After over two year of providing reliable, accessible and safe technology to over 110 students and 8 faculty members, the Linux Thin Client Network at Liberty High School in Benicia was shut down at the end of last semester. Not that the technology failed to deliver; total cost of the project over the two years including new servers (4), network switches (4), PXE NICs (20), recycled workstations used as thin client terminals (55) and consulting time (setup, installation and 2-years maintenance) was just under $20,000. The school recently installed a Windows "media" Lab consisting of 8 workstations for $10,000; just hardware. No servers, infrastructure, setup or maintenance.
Much was learned over the last two years, as several conditions combined to eventually kill the project. Retirement/turn-over of key supporting school staff members, including the IT Director who initially green-lighted the project, was the biggest contributor to the demise. The new IT Directory refused to accept the Linux network and flatly ignored any attempts to work together in integrating his new Windows infrastructure with the Linux network. More than half of the teachers at the school when the project started retired last year. While self-described "technophobes", these educators fought past their initial unfamiliarity and embraced a computer system that, finally, "just worked". The incoming teachers wanted nothing to do with anything that wasn't Windows-based.

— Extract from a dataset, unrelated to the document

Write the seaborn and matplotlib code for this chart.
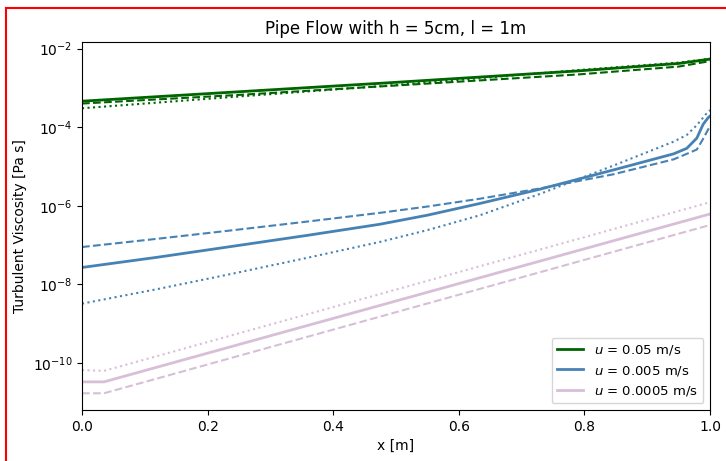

The Superintendent, despite the measurable savings we provided, would not allow district money to support a technology system that was not installed and supported by the district IT staff. Thus, the school had to either raise the roughly $4K a year to provide outside support or forgo any proactive action and take their chances. They took their chances starting in April 2008 yet were the only school to be fully up and running on Day 1 of this school year despite no technical intervention for over 5 months.
So our district continues with their financial crisis, asking for more monetary donations just to keep a little over half of the district-wide Windows workstations operational for the students. It saddens me not that just a Linux project was scrapped, but that our educational leaders, in an affluent community, can not adapt to changing times. I worry for the students, my high-school-aged daughter, and the future they're being prepared for.